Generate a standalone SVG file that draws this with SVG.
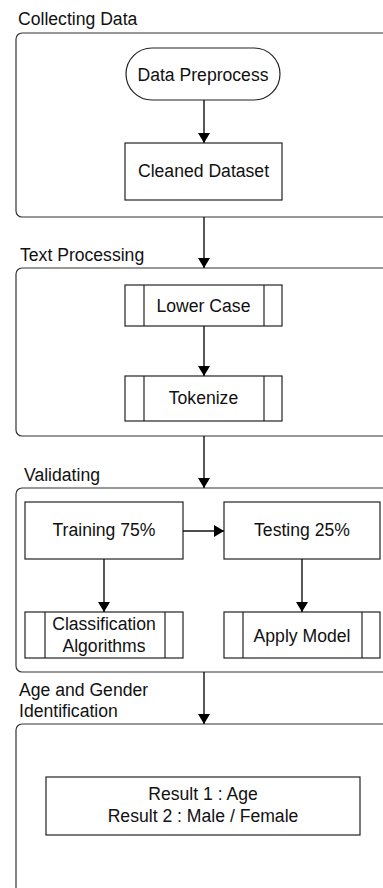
<svg xmlns="http://www.w3.org/2000/svg" width="383" height="888" viewBox="0 0 383 888">
<style>
text{font-family:"Liberation Sans",Arial,sans-serif;font-size:17.6px;fill:#111}
.c{text-anchor:middle}
.box{fill:#fff;stroke:#222;stroke-width:1.2}
.grp{fill:#fff;stroke:#333;stroke-width:1.2}
.ln{stroke:#111;stroke-width:1.4;fill:none}
</style>
<defs>
<marker id="ah" viewBox="0 0 10 12" refX="10" refY="6" markerWidth="10" markerHeight="12" markerUnits="userSpaceOnUse" orient="auto">
<path d="M0,0 L10,6 L0,12 Z" fill="#000"/>
</marker>
</defs>
<rect width="383" height="888" fill="#fff"/>
<g id="grp-collecting">
<rect class="grp" x="16" y="33" width="400" height="184" rx="6"/>
<text x="18" y="25">Collecting Data</text>
</g>
<g id="grp-text">
<rect class="grp" x="16" y="268" width="400" height="168" rx="6"/>
<text x="20" y="261">Text Processing</text>
</g>
<g id="grp-valid">
<rect class="grp" x="16" y="488" width="400" height="184" rx="6"/>
<text x="24" y="481">Validating</text>
</g>
<g id="grp-age">
<rect class="grp" x="16" y="724" width="400" height="200" rx="6"/>
<text x="19" y="696">Age and Gender</text>
<text x="19" y="717">Identification</text>
</g>
<g id="n-preprocess">
<rect class="box" x="126" y="48" width="154" height="52" rx="26"/>
<text class="c" x="203" y="81">Data Preprocess</text>
</g>
<g id="n-cleaned">
<rect class="box" x="125" y="143" width="157" height="57"/>
<text class="c" x="203.5" y="177">Cleaned Dataset</text>
</g>
<g id="n-lower">
<rect class="box" x="125" y="285" width="157" height="41"/>
<line class="box" x1="144" y1="285" x2="144" y2="326"/>
<line class="box" x1="264" y1="285" x2="264" y2="326"/>
<text class="c" x="203.5" y="312">Lower Case</text>
</g>
<g id="n-token">
<rect class="box" x="125" y="376" width="157" height="45"/>
<line class="box" x1="144" y1="376" x2="144" y2="421"/>
<line class="box" x1="264" y1="376" x2="264" y2="421"/>
<text class="c" x="203.5" y="404">Tokenize</text>
</g>
<g id="n-train">
<rect class="box" x="25" y="502" width="158" height="57"/>
<text class="c" x="104" y="536">Training 75%</text>
</g>
<g id="n-test">
<rect class="box" x="224" y="502" width="156" height="57"/>
<text class="c" x="302" y="536">Testing 25%</text>
</g>
<g id="n-class">
<rect class="box" x="25" y="612" width="158" height="46"/>
<line class="box" x1="45" y1="612" x2="45" y2="658"/>
<line class="box" x1="165" y1="612" x2="165" y2="658"/>
<text class="c" x="104" y="630">Classification</text>
<text class="c" x="104" y="652">Algorithms</text>
</g>
<g id="n-apply">
<rect class="box" x="224" y="612" width="156" height="46"/>
<line class="box" x1="243" y1="612" x2="243" y2="658"/>
<line class="box" x1="362" y1="612" x2="362" y2="658"/>
<text class="c" x="302" y="642">Apply Model</text>
</g>
<g id="n-result">
<rect class="box" x="46" y="777" width="314" height="58"/>
<text class="c" x="203" y="800">Result 1 : Age</text>
<text class="c" x="203" y="822">Result 2 : Male / Female</text>
</g>
<g id="connectors">
<line class="ln" x1="204" y1="100" x2="204" y2="143" marker-end="url(#ah)"/>
<line class="ln" x1="204" y1="217" x2="204" y2="268" marker-end="url(#ah)"/>
<line class="ln" x1="204" y1="326" x2="204" y2="376" marker-end="url(#ah)"/>
<line class="ln" x1="204" y1="436" x2="204" y2="488" marker-end="url(#ah)"/>
<line class="ln" x1="183" y1="531" x2="224" y2="531" marker-end="url(#ah)"/>
<line class="ln" x1="104" y1="559" x2="104" y2="612" marker-end="url(#ah)"/>
<line class="ln" x1="302" y1="559" x2="302" y2="612" marker-end="url(#ah)"/>
<line class="ln" x1="204" y1="672" x2="204" y2="724" marker-end="url(#ah)"/>
</g>
</svg>
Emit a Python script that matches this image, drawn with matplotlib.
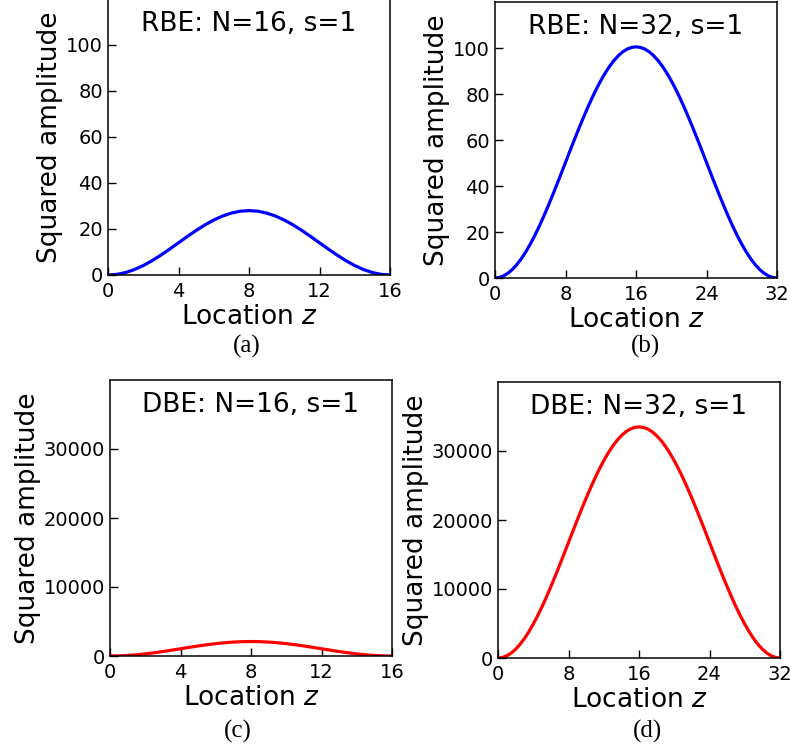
import matplotlib
matplotlib.use("Agg")
import matplotlib.pyplot as plt

# Location samples (half-unit steps)
z16 = [k * 0.5 for k in range(33)]
z32 = [k * 0.5 for k in range(65)]

# Squared amplitude (rising half; curves are symmetric)
rbe16_half = [0, 0.27, 1.07, 2.36, 4.10, 6.22, 8.64, 11.27, 14.0, 16.73,
              19.36, 21.78, 23.90, 25.64, 26.93, 27.73, 28.0]
rbe32_half = [0, 0.24, 0.97, 2.16, 3.83, 5.93, 8.47, 11.41, 14.72, 18.37,
              22.33, 26.56, 31.02, 35.66, 40.45, 45.32, 50.25, 55.18, 60.05,
              64.84, 69.48, 73.94, 78.17, 82.13, 85.78, 89.09, 92.03, 94.57,
              96.67, 98.34, 99.53, 100.26, 100.5]
dbe16_half = [0, 20, 80, 177, 307, 467, 648, 845, 1050, 1255, 1452, 1633,
              1793, 1923, 2020, 2080, 2100]
dbe32_half = [0, 81, 322, 721, 1275, 1978, 2823, 3802, 4906, 6124, 7444,
              8854, 10340, 11888, 13482, 15108, 16750, 18392, 20018, 21612,
              23160, 24646, 26056, 27376, 28594, 29698, 30677, 31522, 32225,
              32779, 33178, 33419, 33500]

rbe16 = rbe16_half + rbe16_half[-2::-1]
rbe32 = rbe32_half + rbe32_half[-2::-1]
dbe16 = dbe16_half + dbe16_half[-2::-1]
dbe32 = dbe32_half + dbe32_half[-2::-1]

xt16 = [0, 4, 8, 12, 16]
xt32 = [0, 8, 16, 24, 32]
yt_rbe = [0, 20, 40, 60, 80, 100]
yt_dbe = [0, 10000, 20000, 30000]

titles = ["RBE: N=16, s=1", "RBE: N=32, s=1", "DBE: N=16, s=1", "DBE: N=32, s=1"]
captions = ["(a)", "(b)", "(c)", "(d)"]

W, H = 790, 754
fig = plt.figure(figsize=(W / 100, H / 100), dpi=100)

# axes boxes in pixels: left, top, right, bottom
boxes = [(108, -1, 390, 275), (495, 2, 777, 278),
         (110, 380, 392, 656), (498, 382, 780, 658)]
panels = [
    (z16, rbe16, "blue", xt16, yt_rbe, 120, 16),
    (z32, rbe32, "blue", xt32, yt_rbe, 120, 32),
    (z16, dbe16, "red", xt16, yt_dbe, 40000, 16),
    (z32, dbe32, "red", xt32, yt_dbe, 40000, 32),
]
cap_pos = [(247, 346), (645, 346), (238, 731), (648, 731)]

for i, (box, p) in enumerate(zip(boxes, panels)):
    l, t, r, b = box
    ax = fig.add_axes([l / W, 1 - b / H, (r - l) / W, (b - t) / H])
    x, y, c, xt, yt, ymax, xmax = p
    ax.plot(x, y, color=c, lw=2.3, solid_joinstyle="round")
    ax.set_xlim(0, xmax)
    ax.set_ylim(0, ymax)
    ax.set_xticks(xt)
    ax.set_yticks(yt)
    ax.tick_params(direction="in", length=6, width=1, labelsize=14,
                   top=False, right=False)
    ax.tick_params(axis="y", pad=3.5)
    ax.tick_params(axis="x", pad=5)
    for s in ax.spines.values():
        s.set_linewidth(1.1)
    ax.set_xlabel("Location $z$", fontsize=19, labelpad=2)
    ax.set_ylabel("Squared amplitude", fontsize=19, labelpad=2)
    ax.text(0.5, 0.91, titles[i], transform=ax.transAxes, ha="center",
            va="center", fontsize=19)
    cx, cy = cap_pos[i]
    fig.text(cx / W, 1 - cy / H, captions[i], ha="center", va="center",
             fontsize=18, family="Liberation Serif")

fig.savefig("out.png", dpi=100)
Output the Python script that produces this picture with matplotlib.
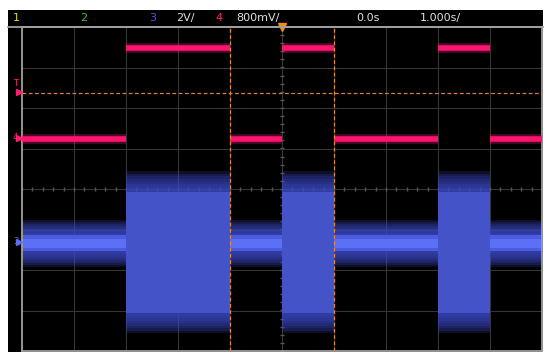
import matplotlib
matplotlib.use("Agg")
import matplotlib.pyplot as plt
import numpy as np

# time axis (s) : 1.000 s/div, 10 div, centred on trigger
edges_t = [-5, -3, -1, 0, 1, 3, 4, 5]
# channel 4 (pink), volts per segment
ch4_level = [0.0, 1.8, 0.0, 1.8, 0.0, 1.8, 0.0]
# channel 3 (blue) noise envelope per segment, volts
ch3_mid = [0.0, -0.45, 0.0, -0.45, 0.0, -0.45, 0.0]
ch3_core = [0.4, 3.0, 0.4, 3.0, 0.4, 3.0, 0.4]
ch3_fuzz = [1.15, 4.0, 1.15, 4.0, 1.15, 4.0, 1.15]

ch4_scale, ch4_pos = 0.8, 1.24    # V/div, marker position in div
ch3_scale, ch3_pos = 2.0, -1.34
trig_level = 0.91                  # V on ch4
cursor_t = [-1, 1]

W, H = 550, 360
fig = plt.figure(figsize=(5.5, 3.6), dpi=100)
fig.patch.set_facecolor("white")

def px(x0, y0, x1, y1):
    return [x0 / W, 1 - y1 / H, (x1 - x0) / W, (y1 - y0) / H]

# black screen
bg = fig.add_axes(px(8, 10, 543, 352))
bg.set_facecolor("black")
bg.set_xticks([]); bg.set_yticks([])
for s in bg.spines.values():
    s.set_visible(False)

ax = fig.add_axes(px(22, 27, 542, 351))
ax.set_facecolor("black")
ax.set_xlim(-5, 5)
ax.set_ylim(-4, 4)
ax.set_xticks([]); ax.set_yticks([])
for s in ax.spines.values():
    s.set_color("#a0a0a0")
    s.set_linewidth(1.3)

grid_c = "#353535"
for gx in range(-4, 5):
    ax.axvline(gx, color=grid_c, lw=0.8, zorder=1)
for gy in range(-3, 4):
    ax.axhline(gy, color=grid_c, lw=0.8, zorder=1)
minor = np.arange(-5, 5.01, 0.2)
ax.plot(minor, np.zeros_like(minor), "|", color="#555555", ms=3, zorder=1)
minor_y = np.arange(-4, 4.01, 0.2)
ax.plot(np.zeros_like(minor_y), minor_y, "_", color="#555555", ms=3, zorder=1)

# channel 3 blue noise band: soft edge from layered fills
n_layers = 8
for i in range(len(ch3_core)):
    xs = [edges_t[i], edges_t[i + 1]]
    mid = ch3_pos + ch3_mid[i] / ch3_scale
    c = ch3_core[i] / ch3_scale
    f = ch3_fuzz[i] / ch3_scale
    for k in range(n_layers):
        h = f - (f - c) * k / n_layers
        ax.fill_between(xs, mid - h, mid + h, color="#3a48c0", alpha=0.22, lw=0, zorder=2)
    if ch3_core[i] < 1:
        ax.fill_between(xs, mid - c, mid + c, color="#4a5ce0", lw=0, zorder=2)
        ax.fill_between(xs, mid - c * 0.55, mid + c * 0.55, color="#5b70f5", lw=0, zorder=2)
    else:
        ax.fill_between(xs, mid - c, mid + c, color="#4454c8", lw=0, zorder=2)

# channel 4 pink trace
for i, v in enumerate(ch4_level):
    y = ch4_pos + v / ch4_scale
    ax.plot([edges_t[i], edges_t[i + 1]], [y, y], color="#ff1f78", lw=7, alpha=0.3,
            solid_capstyle="butt", zorder=3)
    ax.plot([edges_t[i], edges_t[i + 1]], [y, y], color="#ff1470", lw=4,
            solid_capstyle="butt", zorder=3)

# trigger level and cursors
ty = ch4_pos + trig_level / ch4_scale
ax.axhline(ty, color="#d8803a", lw=0.9, ls=(0, (3, 2)), zorder=4)
for ct in cursor_t:
    ax.axvline(ct, color="#e08a30", lw=0.9, ls=(0, (3, 2)), zorder=4)
ax.plot([0], [4], marker="v", color="#f08a20", ms=6, clip_on=False, zorder=5)

# top status bar
bar_y = 1 - 18 / H
fs = 8
fig.text(13 / W, bar_y, "1", color="#d8d830", fontsize=fs, va="center")
fig.text(80 / W, bar_y, "2", color="#40c040", fontsize=fs, va="center")
fig.text(149 / W, bar_y, "3", color="#4a5ae0", fontsize=fs, va="center")
fig.text(176 / W, bar_y, "2V/", color="#e0e0e0", fontsize=fs, va="center")
fig.text(215 / W, bar_y, "4", color="#ff2070", fontsize=fs, va="center")
fig.text(236 / W, bar_y, "800mV/", color="#e0e0e0", fontsize=fs, va="center")
fig.text(356 / W, bar_y, "0.0s", color="#e0e0e0", fontsize=fs, va="center")
fig.text(420 / W, bar_y, "1.000s/", color="#e0e0e0", fontsize=fs, va="center")
fig.add_artist(plt.Line2D([8 / W, 543 / W], [1 - 27 / H, 1 - 27 / H],
                          color="#a0a0a0", lw=1.3))

# left channel markers
def marker(ypix, label, color, dy=0):
    fig.text(13 / W, 1 - (ypix + dy) / H, label, color=color, fontsize=6, va="center")
    fig.add_artist(plt.Line2D([19 / W], [1 - ypix / H], marker=">", color=color, ms=4))

marker(92, "T", "#ff2070", dy=-8)
marker(138, "4", "#ff2070")
marker(242, "3", "#5a6ef2")

fig.savefig("out.png", dpi=100, facecolor="white")
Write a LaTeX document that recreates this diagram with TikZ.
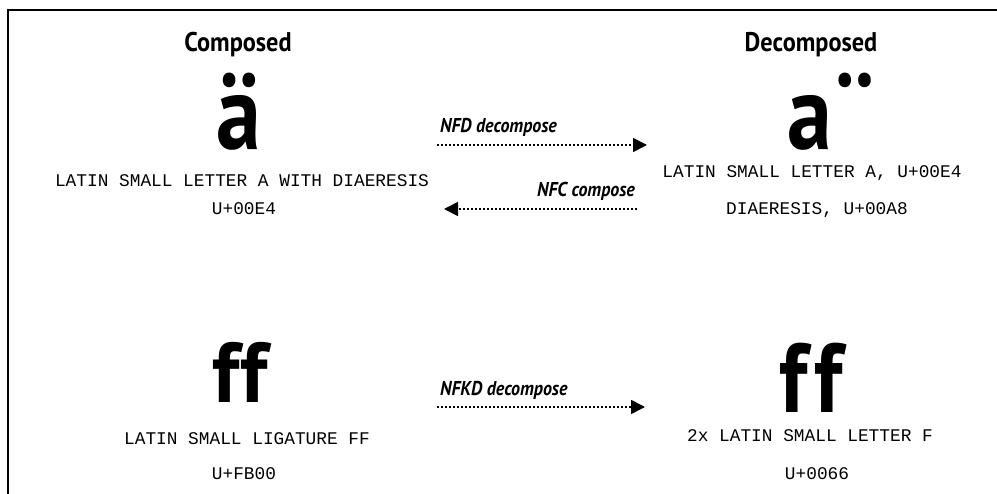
\documentclass[tikz,border=0pt]{standalone}
\usepackage{fontspec}
\usetikzlibrary{arrows.meta}
\newfontfamily\headfont{PT Sans}[FakeStretch=0.9]
\newfontfamily\glyphfont{PT Sans}[FakeStretch=0.85]
\newfontfamily\ligfont{PT Sans}
\newfontfamily\ffont{PT Sans}[FakeStretch=0.9]
\newfontfamily\lblfont{PT Sans}[FakeStretch=0.9]
\newfontfamily\codefont{Liberation Mono}
\tikzset{
  head/.style={font=\headfont\bfseries\fontsize{27}{30}\selectfont, anchor=base, inner sep=0pt},
  glyph/.style={font=\glyphfont\bfseries\fontsize{106}{110}\selectfont, anchor=base, inner sep=0pt, text depth=0pt},
  code/.style={font=\codefont\fontsize{17.8}{20}\selectfont, anchor=base, inner sep=0pt},
  lbl/.style={font=\lblfont\bfseries\itshape\fontsize{20}{22}\selectfont, inner sep=0pt},
  conv/.style={line width=1.7pt, dash pattern=on 1.7pt off 2.3pt, -{Triangle[length=14pt,width=14pt]}},
  frame/.style={line width=2pt}
}
\begin{document}
\begin{tikzpicture}[x=1pt,y=-1pt]
\useasboundingbox (0,0) rectangle (997,494);
\clip (0,0) rectangle (997,494);
\draw[frame] (8,510) -- (8,10) -- (1010,10);
% headers
\node[head] (hc) at (238,52) {Composed};
\node[head] (hd) at (811,52) {Decomposed};
% top row glyphs
\node[glyph] (ga) at (239,150) {ä};
\node[glyph] (gb) at (810,150) {a};
\node[glyph, text height=0pt] (gdia) at (855,150) {¨};
% top row codes
\node[code] (c1) at (242,187) {LATIN SMALL LETTER A WITH DIAERESIS};
\node[code] (c2) at (244,215) {U+00E4};
\node[code] (c3) at (812,178) {LATIN SMALL LETTER A, U+00E4};
\node[code] (c4) at (817,215) {DIAERESIS, U+00A8};
% bottom row
\node[glyph, font=\ligfont\bfseries\fontsize{85}{90}\selectfont] (gff) at (240,403) {ff};
\node[glyph, font=\ffont\bfseries\fontsize{98}{100}\selectfont] (gfg) at (811,413) {f\kern7pt f};
\node[code] (c5) at (247,445) {LATIN SMALL LIGATURE FF};
\node[code] (c6) at (244,480) {U+FB00};
\node[code] (c7) at (810,442) {2x LATIN SMALL LETTER F};
\node[code] (c8) at (817,480) {U+0066};
% arrows
\coordinate (nfdA) at (437,145);
\coordinate (nfdB) at (647,145);
\coordinate (nfcA) at (637,209);
\coordinate (nfcB) at (444,209);
\coordinate (nfkA) at (437,407);
\coordinate (nfkB) at (645,407);
\draw[conv] (nfdA) -- (nfdB);
\draw[conv] (nfcA) -- (nfcB);
\draw[conv] (nfkA) -- (nfkB);
\node[lbl, anchor=base west] (l1) at (440,133) {NFD decompose};
\node[lbl, anchor=base east] (l2) at (635,197) {NFC compose};
\node[lbl, anchor=base west] (l3) at (440,396) {NFKD decompose};
\end{tikzpicture}
\end{document}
++++
# Exercise goal
Find how many lines in the material hold the word "script" and state that number alone.

# Task answer
2